Thursday, March 13, 2014

Circles: A Warning for Christians

To wrap up this conversation about our self-centered circle and God-centered circle, I would offer a brief warning to my Christian brothers and sisters from my own experience. We live in a culture of "Health and Wealth" when it comes to sharing the gospel. In a few cases, it's straight up the only part of the gospel that is shared - "Jesus can cure your illness, He'll make your life better, He will bless you financially when you give to His church" and so on.

Many of us share the entire truth of the gospel, but the way we act around those with no home church, aren't Christians or are young Christians displays a false aura of perfection.

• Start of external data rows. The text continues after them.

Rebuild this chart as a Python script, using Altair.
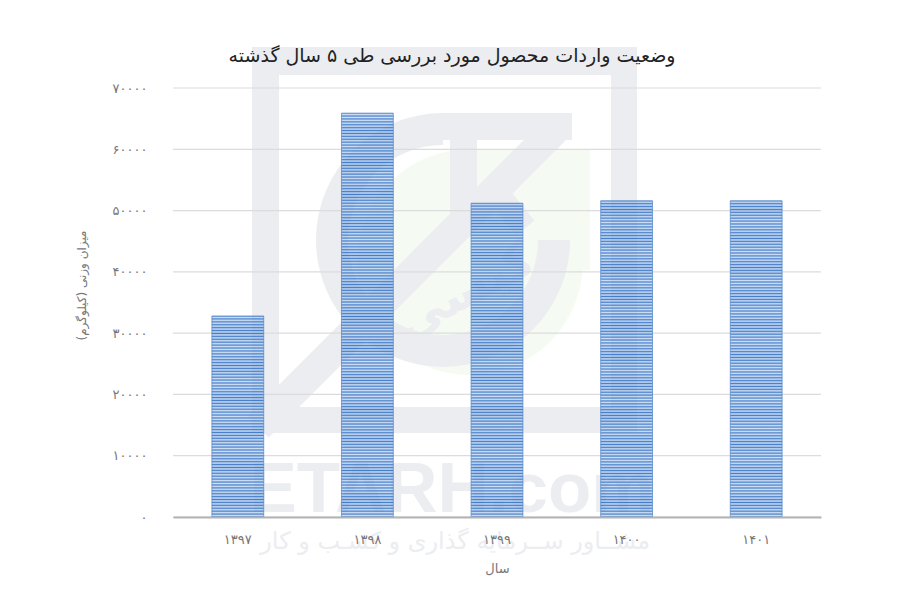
import altair as alt
import pandas as pd

years = ["۱۳۹۷", "۱۳۹۸", "۱۳۹۹", "۱۴۰۰", "۱۴۰۱"]
values = [32800, 65900, 51200, 51600, 51600]
y_ticks = [0, 10000, 20000, 30000, 40000, 50000, 60000, 70000]
y_tick_labels = ["۰", "۱۰۰۰۰", "۲۰۰۰۰", "۳۰۰۰۰", "۴۰۰۰۰", "۵۰۰۰۰", "۶۰۰۰۰", "۷۰۰۰۰"]

title_text = "وضعیت واردات محصول مورد بررسی طی ۵ سال گذشته"
x_title = "سال"
y_title = "میزان وزنی (کیلوگرم)"
wm_latin = "ETARH.com"
wm_persian = "مشــاور ســرمایه گذاری و کسـب و کار"
wm_word = "کیسی"

W, H = 648, 429
OX, OY = 173, 88
FONT = "DejaVu Sans"
WM = "#ebedf0"
GREEN = "#f5fbf3"
one = pd.DataFrame({"a": [0]})


def box(x1, y1, x2, y2, color=WM):
    return alt.Chart(one).mark_rect(color=color).encode(
        x=alt.value(x1 - OX), x2=alt.value(x2 - OX),
        y=alt.value(y1 - OY), y2=alt.value(y2 - OY))


def ring(cx, cy, r0, r1, t0, t1, color=WM):
    return alt.Chart(one).mark_arc(color=color, innerRadius=r0, outerRadius=r1, theta=t0, theta2=t1).encode(
        x=alt.value(cx - OX), y=alt.value(cy - OY))


def band(x1, y1, x2, y2, w):
    return alt.Chart(one).mark_rule(color=WM, strokeWidth=w, strokeCap="butt").encode(
        x=alt.value(x1 - OX), x2=alt.value(x2 - OX),
        y=alt.value(y1 - OY), y2=alt.value(y2 - OY))


def label(text, x, y, size, weight="normal", angle=0, font=FONT, align="center"):
    return alt.Chart(one).mark_text(text=text, font=font, fontSize=size, fontWeight=weight,
                                    color=WM, angle=angle, align=align, baseline="alphabetic").encode(
        x=alt.value(x - OX), y=alt.value(y - OY))


PI = 3.14159265
watermark = [
    box(484, 150, 590, 270, GREEN),
    ring(470, 262, 0, 113, 0, 2 * PI, GREEN),
    box(252, 47, 637, 75),
    box(252, 47, 279, 433),
    box(611, 47, 637, 433),
    box(252, 407, 637, 433),
    ring(443, 240, 95, 127, PI / 2, 2 * PI),
    box(443, 113, 572, 140),
    box(450, 140, 477, 225),
    band(555, 130, 258, 427, 30),
    band(488, 182, 525, 228, 24),
    label(wm_word, 472, 305, 50, "bold", 332),
    label(wm_latin, 452, 512, 71, "bold", font="Liberation Sans"),
    label(wm_persian, 650, 549, 24, align="right"),
]

ys = alt.Y("v:Q", scale=alt.Scale(domain=[0, 70000], nice=False),
           axis=alt.Axis(values=y_ticks, grid=False, ticks=False, domain=False, zindex=1,
                         labelExpr="{" + ",".join(f"'{t}':'{l}'" for t, l in zip(y_ticks, y_tick_labels)) + "}[datum.value]",
                         labelFont=FONT, labelFontSize=13, labelColor="#777777", labelPadding=26,
                         title=y_title, titleFont=FONT, titleFontSize=12, titleFontWeight="normal",
                         titleColor="#777777", titleX=-85, titleY=197))
xs = alt.X("y:N", sort=years, scale=alt.Scale(domain=years, paddingInner=0.6, paddingOuter=0.3),
           axis=alt.Axis(labelAngle=0, ticks=False, domainColor="#b3b3b3", domainWidth=2, zindex=1,
                         labelFont=FONT, labelFontSize=13, labelColor="#777777", labelPadding=16,
                         title=x_title, titleFont=FONT, titleFontSize=13, titleFontWeight="normal",
                         titleColor="#777777", titlePadding=16))

grid = alt.Chart(pd.DataFrame({"v": y_ticks})).mark_rule(color="#dcdcdc", strokeWidth=1.2).encode(y=ys)


def stripes(value):
    h = value / 70000 * H
    n = max(1, round(h / 2.9))
    stops = []
    for i in range(n):
        stops += [alt.GradientStop(color="rgba(50,112,196,0.9)", offset=i / n),
                  alt.GradientStop(color="rgba(175,203,238,0.62)", offset=(i + 0.5) / n)]
    stops.append(alt.GradientStop(color="rgba(50,112,196,0.9)", offset=1))
    return alt.Gradient(gradient="linear", stops=stops, x1=0, x2=0, y1=0, y2=1)


bars = [
    alt.Chart(pd.DataFrame({"y": [yr], "v": [val]})).mark_bar(
        color=stripes(val), stroke="#4f83c6", strokeWidth=1, strokeOpacity=0.7
    ).encode(x=xs, y=ys)
    for yr, val in zip(years, values)
]

chart = alt.layer(*watermark, grid, *bars).properties(
    width=W, height=H,
    autosize=alt.AutoSizeParams(type="none"),
    padding={"left": OX - 8, "top": OY - 8, "right": 64, "bottom": 70},
    background="white",
    title=alt.TitleParams(title_text, font=FONT, fontSize=19, fontWeight="normal", color="#222222",
                          anchor="middle", offset=-19, dx=-45),
).configure_view(stroke=None)

chart.save("out.html", embed_options={"renderer": "svg", "actions": False})
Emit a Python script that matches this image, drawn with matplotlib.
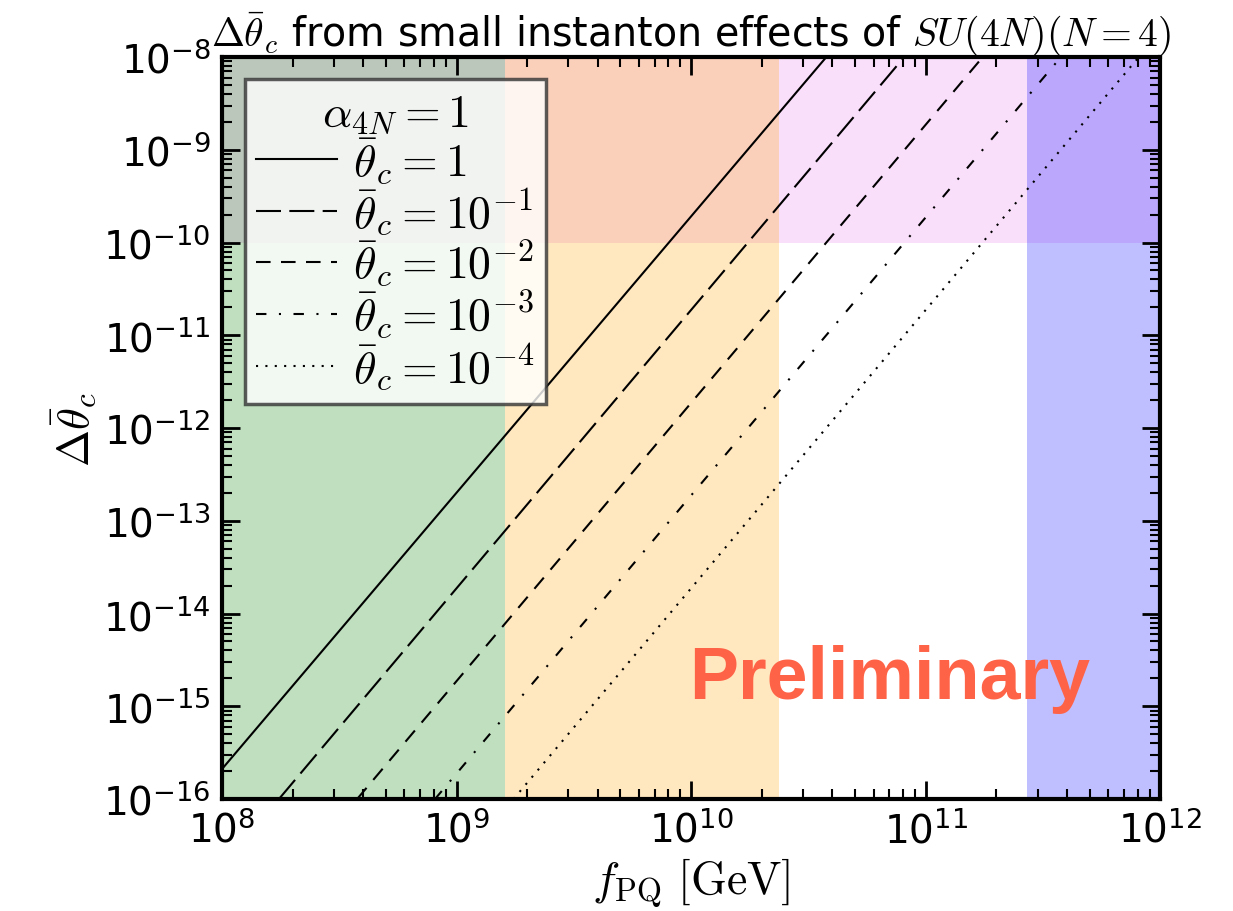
import numpy as np
import matplotlib
matplotlib.use('Agg')
import matplotlib.pyplot as plt
from matplotlib.ticker import LogLocator, NullFormatter

plt.rcParams['mathtext.fontset'] = 'cm'

# f_PQ [GeV] and Delta theta_c at the two visible ends of each line
line_labels = [r'$\bar{\theta}_c=1$', r'$\bar{\theta}_c=10^{-1}$', r'$\bar{\theta}_c=10^{-2}$',
               r'$\bar{\theta}_c=10^{-3}$', r'$\bar{\theta}_c=10^{-4}$']
line_f = [[1.0e8, 3.77e10], [1.75e8, 8.1e10], [3.77e8, 1.75e11], [8.1e8, 3.77e11], [1.75e9, 8.1e11]]
line_dtheta = [[2.1e-16, 1e-8], [1e-16, 1e-8], [1e-16, 1e-8], [1e-16, 1e-8], [1e-16, 1e-8]]
line_styles = ['-', (0, (12, 4)), (0, (7, 5)), (0, (5, 6, 1, 6)), (0, (1, 3.5))]

# shaded regions
band_y = [1e-10, 1e-8]
band_green = [1e8, 1.61e9]
band_orange = [1.61e9, 2.37e10]
band_blue = [2.71e11, 1e12]

fig = plt.figure(figsize=(12.33, 9.12), dpi=100)
ax = fig.add_axes([0.180, 0.1228, 0.761, 0.8135])

ax.axhspan(band_y[0], band_y[1], color='violet', alpha=0.25, lw=0)
ax.axvspan(band_green[0], band_green[1], color='green', alpha=0.25, lw=0)
ax.axvspan(band_orange[0], band_orange[1], color='orange', alpha=0.25, lw=0)
ax.axvspan(band_blue[0], band_blue[1], color='blue', alpha=0.25, lw=0)

for f, d, ls, lab in zip(line_f, line_dtheta, line_styles, line_labels):
    ax.plot(f, d, color='black', lw=1.5, linestyle=ls, label=lab)

ax.set_xscale('log')
ax.set_yscale('log')
ax.set_xlim(1e8, 1e12)
ax.set_ylim(1e-16, 1e-8)

ax.xaxis.set_major_locator(LogLocator(base=10, numticks=10))
ax.yaxis.set_major_locator(LogLocator(base=10, numticks=12))
ax.xaxis.set_minor_locator(LogLocator(base=10, subs=np.arange(2, 10), numticks=20))
ax.yaxis.set_minor_locator(LogLocator(base=10, subs=np.arange(2, 10), numticks=20))
ax.xaxis.set_minor_formatter(NullFormatter())
ax.yaxis.set_minor_formatter(NullFormatter())

ax.tick_params(which='both', direction='in', top=True, right=True, labelsize=28)
ax.tick_params(which='major', length=13, width=2, pad=8)
ax.tick_params(which='minor', length=7, width=1.5)
for sp in ax.spines.values():
    sp.set_linewidth(3)

ax.set_xlabel(r'$f_{\rm PQ}\ [{\rm GeV}]$', fontsize=33)
ax.set_ylabel(r'$\Delta\bar{\theta}_c$', fontsize=32)
ax.set_title(r'$\Delta\bar{\theta}_c$ from small instanton effects of $SU(4N) (N=4)$',
             fontsize=28.5, pad=1)

leg = ax.legend(loc='upper left', bbox_to_anchor=(0.0245, 0.970), borderaxespad=0,
                fontsize=33, title=r'$\alpha_{4N}=1$', title_fontsize=33,
                fancybox=False, framealpha=0.8, edgecolor='#333333',
                handlelength=1.75, handletextpad=0.35, labelspacing=0.0, borderpad=0.25)
leg.get_frame().set_linewidth(2.5)

ax.text(0.712, 0.162, 'Preliminary', transform=ax.transAxes, ha='center', va='center',
        fontsize=53, fontweight='bold', color='tomato', family='Liberation Sans')

fig.savefig('out.png', dpi=100)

We only let our sin nature show when we forget that people are watching us. I remember this intro from DC Talk's "What if I Stumble":

The greatest single cause of atheism in the world today
Is Christians who acknowledge Jesus with their lips
Then walk out the door and deny him by their lifestyle.
That is what an unbelieving world simply finds unbelievable.

There is an elder in my church that is also a dear friend, accountability partner, and counselor to me. He doesn't sound like an elder; he cusses when he's frustrated with the sin in his life, my life, or other's lives. When he was approached about this, his response blew me away - "If I think it, I'm going to say it. For me to suppress my anger and frustration with the [stuff] I see God's children going through is to put on this false mask that I am somehow sin-free. If people can't see the real me and only see good parts that I allow to be seen, I make Christianity look unattainable at best and hypocritical at worst. The unsaved must see that we struggle every day just like they do or we feed them something false."

I grew up in churches that had an unwritten expectation that anything more than the cursory sins everyone deals with shouldn't happen. So when those thoughts and feelings entered my mind, I suppressed them and never dealt with it. Leave sin alone long enough and it will spread like a cancer. If we create a culture that does not allow our brothers and sisters to come to us with anything knowing that they will be accepted in love, we are not loving the way Christ taught us to. The first step to creating a culture of acceptance is to use our own experiences and struggles to show people what Christianity really is... and what it isn't.